Create a culture of support. Even the smallest tasks deserve a compliment for participation or for effort. There are plenty of cases where people display neither, so when any attempt is in front of you, acknowledge it. For those who have anxiety about communication or are distracted due to not having access to their devices, compliments and positive reinforcement are a way to engage them back into the group. Tell everyone what a great job they are doing, not checking their phones, reward their effort with acknowledgment in addition to a break. It is hard work concentrating on a task, and no matter if you are being paid to do it or not, someone validating your effort can go a long way.
Even with all the structure and support built-in, things come up. People have personal lives, and emergencies come up regularly. Be clear to the group that you are sympathetic, and you understand. Encourage anyone who has a particular need or situation to seek you out privately. This encourages initiative but also motivates communication of complex issues from your colleagues. Have an open-door policy and remove any judgment from your thinking, no matter if your colleague’s issue conflicts with your personal beliefs or ideology.
You want to demonstrate yourself as a supportive nature. This will encourage your colleagues to communicate with you, but it will help you evolve as a communicator also.

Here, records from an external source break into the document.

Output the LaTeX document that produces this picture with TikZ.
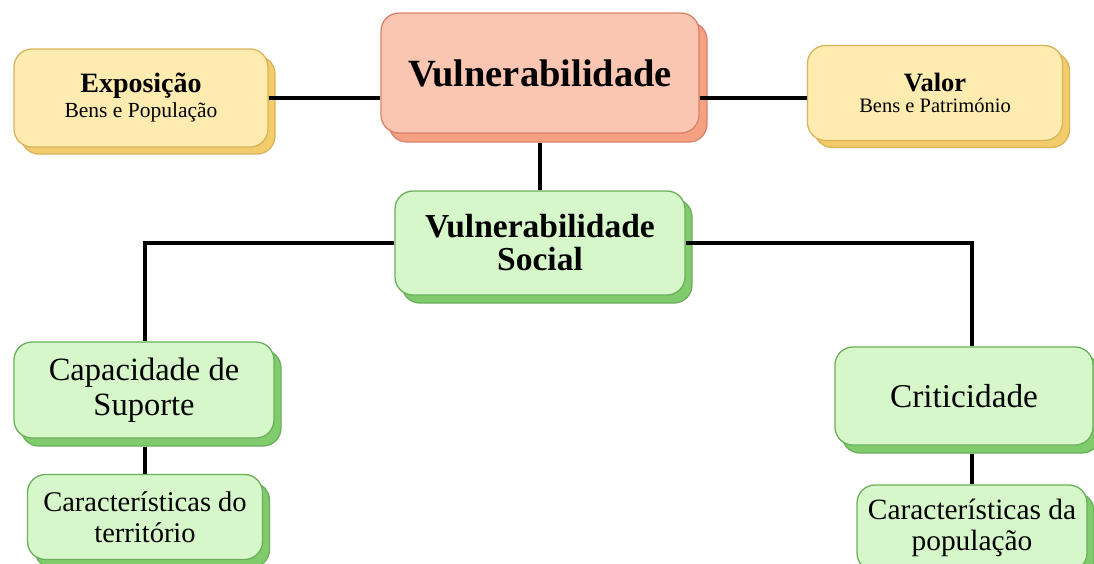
\documentclass[tikz,border=0pt]{standalone}
\usepackage{fontspec}
\setmainfont{Liberation Serif}
\usepackage{tikz}
\usetikzlibrary{positioning,shadows}

\definecolor{yfill}{HTML}{FDEBB0}
\definecolor{ydraw}{HTML}{D9B35A}
\definecolor{yshad}{HTML}{F2CC6A}
\definecolor{rfill}{HTML}{FAC6B2}
\definecolor{rdraw}{HTML}{D9826A}
\definecolor{rshad}{HTML}{F5A080}
\definecolor{gfill}{HTML}{D6F7C9}
\definecolor{gdraw}{HTML}{6AAF5A}
\definecolor{gshad}{HTML}{80CC6C}

\tikzset{
  box/.style={rectangle, rounded corners=18pt, line width=1.3pt, align=center, inner sep=0pt},
  ybox/.style={box, fill=yfill, draw=ydraw,
    general shadow={fill=yshad, draw=ydraw, shadow xshift=7pt, shadow yshift=-7pt}},
  rbox/.style={box, fill=rfill, draw=rdraw,
    general shadow={fill=rshad, draw=rdraw, shadow xshift=8pt, shadow yshift=-9pt}},
  gbox/.style={box, fill=gfill, draw=gdraw,
    general shadow={fill=gshad, draw=gdraw, shadow xshift=7pt, shadow yshift=-8pt}},
  link/.style={line width=3.2pt, black}
}

\begin{document}
\begin{tikzpicture}[x=1pt, y=-1pt]
				\useasboundingbox (0,0) rectangle (1094,563);
				%%%nodes
				%top row
				\node[rbox, minimum width=318pt, minimum height=120pt, font=\fontsize{38.5}{40}\selectfont\bfseries] at (540,73) (vul){Vulnerabilidade};
				\node[ybox, minimum width=254pt, minimum height=98pt, font=\fontsize{21.5}{25}\selectfont] at (141,98) (expo){{\fontsize{28}{30}\selectfont\bfseries Exposição}\\ Bens e População};
				\node[ybox, minimum width=255pt, minimum height=95pt, font=\fontsize{20.5}{21}\selectfont] at (935,93) (valor){{\fontsize{26.5}{28}\selectfont\bfseries Valor}\\ Bens e Património};
				%middle
				\node[gbox, minimum width=290pt, minimum height=104pt, font=\fontsize{33.5}{33}\selectfont\bfseries] at (540,243) (soc){Vulnerabilidade\\ Social};
				%left branch
				\node[gbox, minimum width=260pt, minimum height=96pt, font=\fontsize{32.5}{35}\selectfont] at (144,390) (cap){Capacidade de\\ Suporte};
				\node[gbox, minimum width=235pt, minimum height=85pt, font=\fontsize{28.5}{31}\selectfont] at (145,517) (terr){Características do\\ território};
				%right branch
				\node[gbox, minimum width=258pt, minimum height=98pt, font=\fontsize{33.3}{35}\selectfont] at (964,396) (crit){Criticidade};
				\node[gbox, minimum width=230pt, minimum height=86pt, font=\fontsize{29.4}{31}\selectfont] at (972,528) (pop){Características da\\ população};
				%%%links
				\draw[link] (expo.east) -- (vul.west |- expo.east);
				\draw[link] (vul.east |- expo.east) -- (valor.west |- expo.east);
				\draw[link] ([yshift=-9pt]vul.south) -- (soc.north);
				\draw[link] (soc.west) -| (terr.north |- cap.north);
				\draw[link] (soc.east) -| (pop.north |- crit.north);
				\draw[link] ([yshift=-8pt]terr.north |- cap.south) -- (terr.north);
				\draw[link] ([yshift=-8pt]pop.north |- crit.south) -- (pop.north);
			\end{tikzpicture}
\end{document}
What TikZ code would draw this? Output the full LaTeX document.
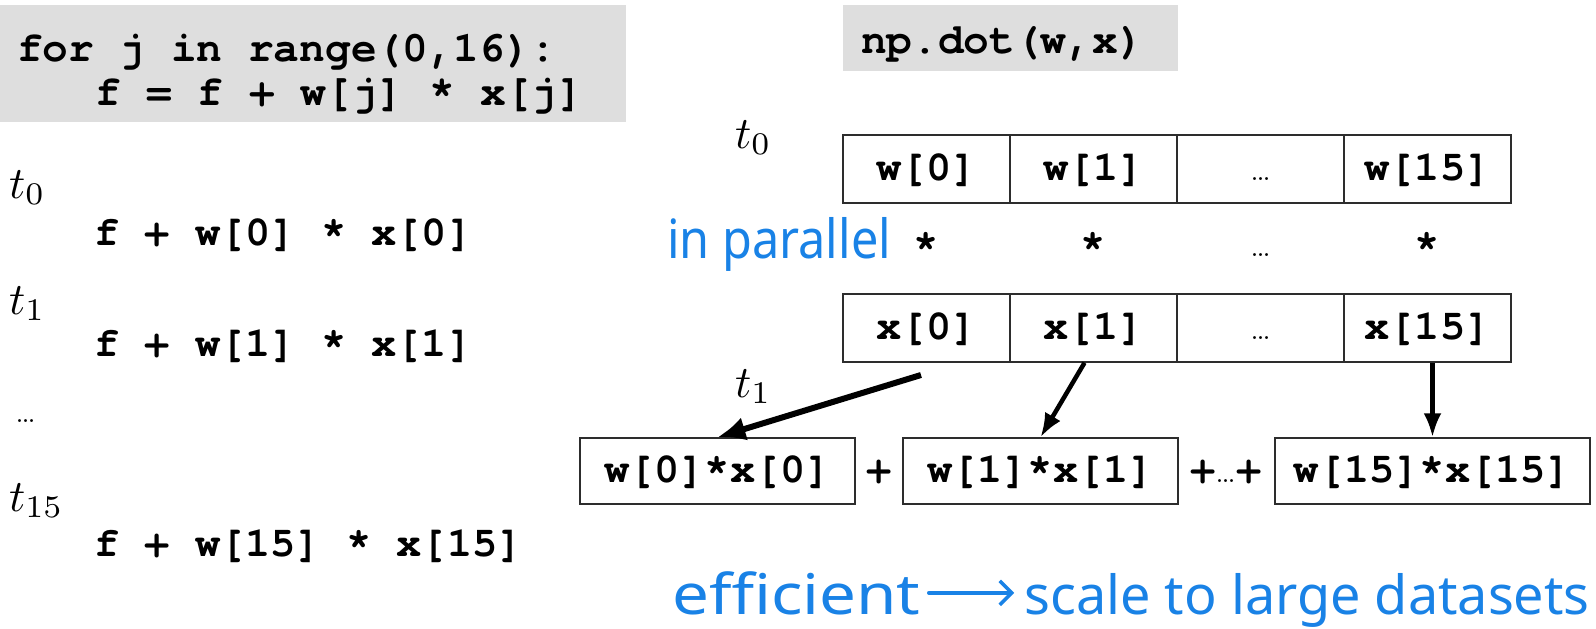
\documentclass[tikz,border=0pt]{standalone}
\usepackage{fontspec}
\setmonofont{texgyrecursor}[Extension=.otf, UprightFont=*-regular, BoldFont=*-bold]
\newfontfamily\handfont{Noto Sans}
\usetikzlibrary{arrows.meta,calc}
\definecolor{codegray}{RGB}{222,222,222}
\definecolor{handblue}{RGB}{25,130,230}
\definecolor{boxline}{RGB}{45,45,45}
\tikzset{
  code/.style={font=\fontsize{42}{48}\selectfont\ttfamily\bfseries, anchor=base west, inner sep=0pt},
  loopcode/.style={code, font=\fontsize{42.8}{48}\selectfont\ttfamily\bfseries},
  cell/.style={draw=boxline, line width=1.5pt, minimum width=167pt, minimum height=68pt, inner sep=0pt,
    font=\fontsize{42}{48}\selectfont\ttfamily\bfseries, text height=30pt, text depth=8pt},
  sumbox/.style={cell, minimum height=66pt},
  plain/.style={font=\fontsize{42}{48}\selectfont\ttfamily\bfseries, inner sep=0pt, text height=30pt, text depth=8pt},
  tlab/.style={anchor=base west, inner sep=0pt},
  hand/.style={text=handblue, font=\fontsize{54}{60}\selectfont\handfont, inner sep=0pt, anchor=base west},
  dotsl/.style={font=\fontsize{36}{40}\selectfont, inner sep=0pt, anchor=base},
  bigarrow/.style={line width=6pt, -{Latex[length=28pt,width=24pt]}},
  midarrow/.style={line width=4.5pt, -{Latex[length=24pt,width=18pt]}},
}
\newcommand{\smalldots}{{\fontsize{36}{40}\selectfont\rmfamily\mdseries\ldots}}
\newcommand{\tsub}[1]{\scalebox{4.5}{$t_{#1}$}}
\begin{document}
\begin{tikzpicture}[x=1pt,y=-1pt]
\useasboundingbox (0,0) rectangle (1596,629);
% code boxes
\fill[codegray] (0,5) rectangle (626,122);
\fill[codegray] (843,5) rectangle (1178,71);
\node[loopcode] (l1) at (17,61) {for j in range(0,16):};
\node[loopcode] (l2) at (95,105) {f = f + w[j] * x[j]};
\node[loopcode] (np) at (861,53) {np.dot(w,x)};
% left column
\node[tlab] (lt0) at (9,198) {\tsub{0}};
\node[code] (f0) at (94,245) {f + w[0] * x[0]};
\node[tlab] (lt1) at (9,314) {\tsub{1}};
\node[code] (f1) at (94,356) {f + w[1] * x[1]};
\node[dotsl] (ld) at (26,422) {\ldots};
\node[tlab] (lt15) at (9,511) {\tsub{15}};
\node[code] (f15) at (94,556) {f + w[15] * x[15]};
% right side
\node[tlab] (rt0) at (735,148) {\tsub{0}};
\node[cell] (w0) at (926.5,169) {w[0]};
\node[cell] (w1) at (1093.5,169) {w[1]};
\node[cell] (w2) at (1260.5,169) {\smalldots};
\node[cell] (w3) at (1427.5,169) {w[15]};
\node[hand] (par) at (667,258) {\scalebox{0.9}[1]{in parallel}};
\node[plain] (s0) at (926.5,247) {*};
\node[plain] (s1) at (1093.5,247) {*};
\node[dotsl] (s2) at (1260.5,256) {\ldots};
\node[plain] (s3) at (1427.5,247) {*};
\node[cell] (x0) at (926.5,328) {x[0]};
\node[cell] (x1) at (1093.5,328) {x[1]};
\node[cell] (x2) at (1260.5,328) {\smalldots};
\node[cell] (x3) at (1427.5,328) {x[15]};
\node[tlab] (rt1) at (735,397) {\tsub{1}};
\node[sumbox, minimum width=275pt] (b1) at (717.5,471) {w[0]*x[0]};
\node[plain] (p1) at (879,471) {+};
\node[sumbox, minimum width=275pt] (b2) at (1040.5,471) {w[1]*x[1]};
\node[plain] (p2) at (1226,471) {+\smalldots+};
\node[sumbox, minimum width=315pt] (b3) at (1432.5,471) {w[15]*x[15]};
\coordinate (a1s) at (921,375);
\coordinate (a2s) at ($(x1.south)+(-9,0)$);
\draw[bigarrow] (a1s) -- (b1.north);
\draw[midarrow] (a2s) -- (b2.north);
\draw[midarrow] (x3.south -| b3.north) -- (b3.north);
% bottom note
\node[hand, font=\fontsize{56}{62}\selectfont\handfont] (eff) at (672,614) {\scalebox{1.17}[1]{efficient}};
\node[hand, anchor=base east] (scl) at (1590,614) {scale to large datasets};
\draw[handblue, line width=3.5pt, line cap=round, -{Straight Barb[length=12pt,width=24pt]}, shorten <=8pt, shorten >=10pt] (eff.east) -- (eff.east -| scl.west);
\end{tikzpicture}
\end{document}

Delegating issues and showing stoicism when faced with issues that conflict with your personal ideologies creates a restraint that is valuable when navigating through a diverse workforce with global influence.
Flexibility always swings both ways. Your team will be more likely to adapt to you if you adapt to them. Structure ‘doesn’t always have to be rigid, but it can incorporate rules which establish framework but ‘don’t slam the door shut on having empathy or understanding. A team requires both, and if you want to maximize your team’s output they need to believe they are being respected not just managed. It is not about making everyone happy, but respect and understanding should be exercised at all times for a healthy work culture. Encourage feedback from your colleagues about what communication styles are effective and which are not. If the goal is about effective communication, demonstrate humility and your team will increase their trust and support. Like, composer, John Powell said “Communication works for those who work at it”.